In einem Zivilverfahren hatte das Amtsgericht in einer Fallkonstellation, die die Anwendung der §§ 816 Abs. 2, 185 BGB nahelegte, auf diesen rechtlichen Gesichtspunkt hingewiesen, der sich allerdings an Hand des Parteivortrages ohnehin aufgedrängt hatte. Daraufhin wurde der Richter von einer der Parteien wegen angeblicher Befangenheit abgelehnt. Anschließend erklärten sich beide Parteien mit einer Entscheidung im schriftlichen Verfahren einverstanden. Der Richter kündigte allerdings an, es solle zunächst über den Befangenheitsantrag entschieden werden.
Das Amtsgericht wies den Befangenheitsantrag zurück, das Landgericht sah denselben bereits als unzulässig an. Der Antragsteller habe sich schließlich auf die Verhandlung eingelassen, nachdem der Befangenheitsantrag gestellt worden war (§ 43 ZPO).
Der BGH (Beschl. v. 26.04.2016 – VIII ZB 47/15, MDR 2016, 902; siehe auch die Besprechung von Conrad in MDR 2016, 1005) teilt diese Auffassung nicht. In Rechtsprechung und Literatur ist allerdings umstritten, wie diese Rechtsfrage zu entscheiden ist. Der BGH folgt denjenigen Stimmen, die § 43 ZPO auf diese Konstellation nicht anwenden wollen. Nach seinem Wortlaut regelt § 43 ZPO den Verlust des Ablehnungsrechts nur für den Fall, dass der Ablehnungsgrund anfällt, jedoch von der betroffenen Partei überhaupt nicht geltend gemacht wird. Es besteht aber kein praktisches Bedürfnis, § 43 ZPO auf die hier vorliegende Konstellation ausdehnend anzuwenden. § 43 ZPO fordert lediglich, dass der Ablehnungsgrund zeitnahe geltend gemacht wird, nicht erforderlich ist es, in eine Verweigerungshaltung einzutreten. Zwar ist es richtig, dass durch eine derartige Verfahrensweise richterliche Arbeit überflüssig werden kann, jedoch hat das Gericht es selbst in der Hand, dies zu verhindern. Die Fortsetzung eines Termins ist gemäß § 47 Abs. 2 S. 1 ZPO möglich, jedoch nicht zwingend geboten. Der Befangenheitsantrag war daher – entgegen der Ansicht des LG – zulässig.

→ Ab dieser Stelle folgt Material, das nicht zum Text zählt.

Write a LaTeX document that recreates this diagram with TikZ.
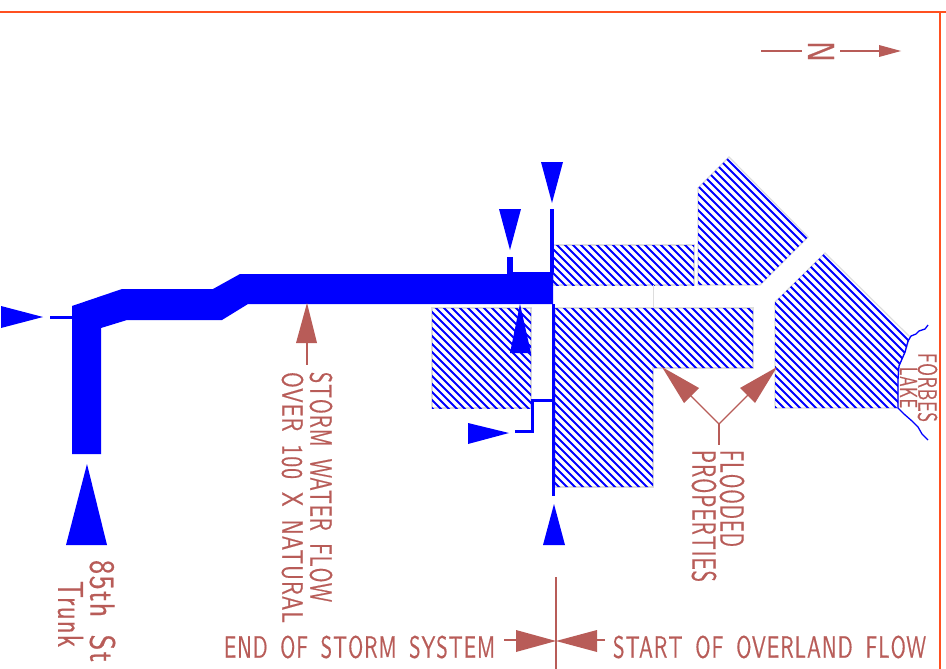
\documentclass[tikz,border=0pt]{standalone}
\usepackage{graphicx}
\usepackage{fontspec}
\newfontfamily\cadfont[LetterSpace=5,WordSpace=1.6,FakeBold=0.6]{Latin Modern Sans}
\definecolor{cadbrown}{HTML}{B85C58}
\definecolor{cadblue}{HTML}{0000FF}
\definecolor{cadframe}{HTML}{FF5020}
\definecolor{cadgrey}{HTML}{DDDDDD}
\newcommand\cad[3]{\resizebox{#1pt}{#2pt}{\cadfont #3}}
\newcommand\hatchregion[1]{%
  \draw[cadgrey,line width=1.2pt] #1;
  \begin{scope}
    \clip #1;
    \foreach \k in {-8,...,95}{
      \draw[hatchline] ({\k*8+100},100) -- ({\k*8+520},520);
    }
  \end{scope}
}
\tikzset{
  x=1pt,y=-1pt,
  hatchline/.style={cadblue,line width=1.9pt},
  bluefill/.style={fill=cadblue,draw=none},
  bluepipe/.style={draw=cadblue,line width=3pt},
  brownfill/.style={fill=cadbrown,draw=none},
  brownline/.style={draw=cadbrown,line width=1.4pt},
  cadlabel/.style={text=cadbrown,inner sep=0pt,outer sep=0pt,rotate=-90,anchor=center},
  cadlabelh/.style={text=cadbrown,inner sep=0pt,outer sep=0pt,anchor=center},
}
\begin{document}
\begin{tikzpicture}
\useasboundingbox (0,0) rectangle (946,669);
\fill[white] (0,0) rectangle (946,669);
% frame
\draw[cadframe,line width=2.6pt] (0,12) -- (946,12);
\draw[cadframe,line width=2.6pt] (940,12) -- (940,669);
% north arrow
\node[cadlabel] (north) at (821,51.5) {\cad{21}{26}{N}};
\coordinate (nw) at (761,51);
\coordinate (nhead) at (880,51);
\coordinate (ntip) at (901,51);
\draw[brownline] (nw) -- (802,51);
\draw[brownline] (840,51) -- (nhead);
\fill[brownfill] (879,45) -- (ntip) -- (879,57) -- cycle;
% hatched properties
\hatchregion{(553,245) -- (694,245) -- (694,285) -- (553,285) -- cycle}
\hatchregion{(698,188) -- (729,157) -- (808,237) -- (760,285) -- (698,285) -- cycle}
\hatchregion{(555,308) -- (753,308) -- (753,368) -- (653,368) -- (653,487) -- (555,487) -- cycle}
\hatchregion{(432,308) -- (531,308) -- (531,408) -- (432,408) -- cycle}
\hatchregion{(775,302) -- (825,253) -- (910,337) -- (905,353) -- (898,367) -- (898,408) -- (775,408) -- cycle}
\draw[cadgrey,line width=1pt] (653,285) -- (653,308);
% lake
\draw[cadblue,line width=1.3pt,line join=round] (928,325) -- (925,329) -- (919,331) -- (916,334) -- (911,336) -- (908,341) -- (905,352) -- (899,366) -- (898,380) -- (898,408) -- (904,414) -- (912,421) -- (918,427) -- (922,434) -- (928,440);
\node[cadlabel] (forbes) at (927.5,387.5) {\cad{69}{19}{FORBES}};
\node[cadlabel] (lake) at (908.5,387.5) {\cad{41}{17}{LAKE}};
% storm pipe
\fill[bluefill] (72,306) -- (122,289) -- (213,289) -- (240,274) -- (513,274) -- (513,272) -- (553,272) -- (553,304) -- (248,304) -- (222,320) -- (127,320) -- (101,328) -- (101,454) -- (72,454) -- cycle;
\draw[bluepipe] (50,317) -- (72,317);
\draw[draw=cadblue,line width=4pt] (552,209) -- (552,272);
\draw[draw=cadblue,line width=3.5pt] (553.7,304) -- (553.7,496);
\draw[draw=cadblue,line width=6pt] (510,257) -- (510,274);
\draw[bluepipe,line cap=rect] (553,400) -- (532,400) -- (532,431) -- (516,431);
% blue markers
\fill[bluefill] (1,306) -- (43,317) -- (1,328) -- cycle;
\fill[bluefill] (66,545) -- (87,464) -- (107,545) -- cycle;
\fill[bluefill] (541,162) -- (563,162) -- (552,203) -- cycle;
\fill[bluefill] (499,209) -- (521,209) -- (510,250) -- cycle;
\fill[bluefill] (510,353) -- (520,304) -- (531,353) -- cycle;
\fill[bluefill] (468,423) -- (509,433) -- (468,444) -- cycle;
\fill[bluefill] (543,545) -- (554,504) -- (565,545) -- cycle;
% storm water label
\fill[brownfill] (296,343) -- (307,303) -- (317,343) -- cycle;
\draw[brownline] (307,343) -- (307,365);
\node[cadlabel] (storm) at (321,487) {\cad{230}{22}{STORM WATER FLOW}};
\node[cadlabel] (over) at (292.5,497.5) {\cad{251}{21}{OVER 100 X NATURAL}};
% trunk label
\node[cadlabel] (st85) at (102.5,611) {\cad{102}{25}{85th St}};
\node[cadlabel] (trunk) at (70.5,614) {\cad{66}{25}{Trunk}};
% flooded properties
\coordinate (fmeet) at (719,424);
\draw[brownline] (fmeet) -- (719,445);
\draw[brownline] (fmeet) -- (690,395);
\draw[brownline] (fmeet) -- (748,395);
\fill[brownfill] (662,367) -- (699,388) -- (684,403) -- cycle;
\fill[brownfill] (777,367) -- (755,403) -- (740,388) -- cycle;
\node[cadlabel] (flooded) at (732,498.5) {\cad{97}{24}{FLOODED}};
\node[cadlabel] (props) at (704,516) {\cad{132}{24}{PROPERTIES}};
% bottom
\draw[brownline] (556,577) -- (556,669);
\fill[brownfill] (516,630) -- (556,641) -- (516,652) -- cycle;
\fill[brownfill] (597,630) -- (556,641) -- (597,652) -- cycle;
\draw[brownline] (504,640) -- (516,640);
\draw[brownline] (597,640) -- (605,640);
\node[cadlabelh] (endss) at (359.5,647) {\cad{271}{22}{END OF STORM SYSTEM}};
\node[cadlabelh] (startof) at (769.5,647) {\cad{313}{22}{START OF OVERLAND FLOW}};
\end{tikzpicture}
\end{document}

In der Sache weist der BGH den Befangenheitsantrag damit nicht als unzulässig, wohl aber als unbegründet zurück. Das hier beanstandete Verhalten des Richters war unter den vorliegenden Umständen ohne weiteres von § 139 ZPO gedeckt.
Fazit: Die Entscheidung ist sachgerecht und praxisgerecht. Es ist nunmehr höchstrichterlich klargestellt, dass das Ablehnungsrecht nicht verlorengeht, wenn sich eine Partei nach der Ablehnung eines Richters auf eine weitere Verhandlung einlässt, insbesondere Anträge stellt oder einem schriftlichen Verfahren zustimmt.
Weiterführende Literatur: Conrad, Ablehnung des Richters – Verfahren und ausgewählte Fallgruppen zur „Besorgnis der Befangenheit“, MDR 2015, 1048.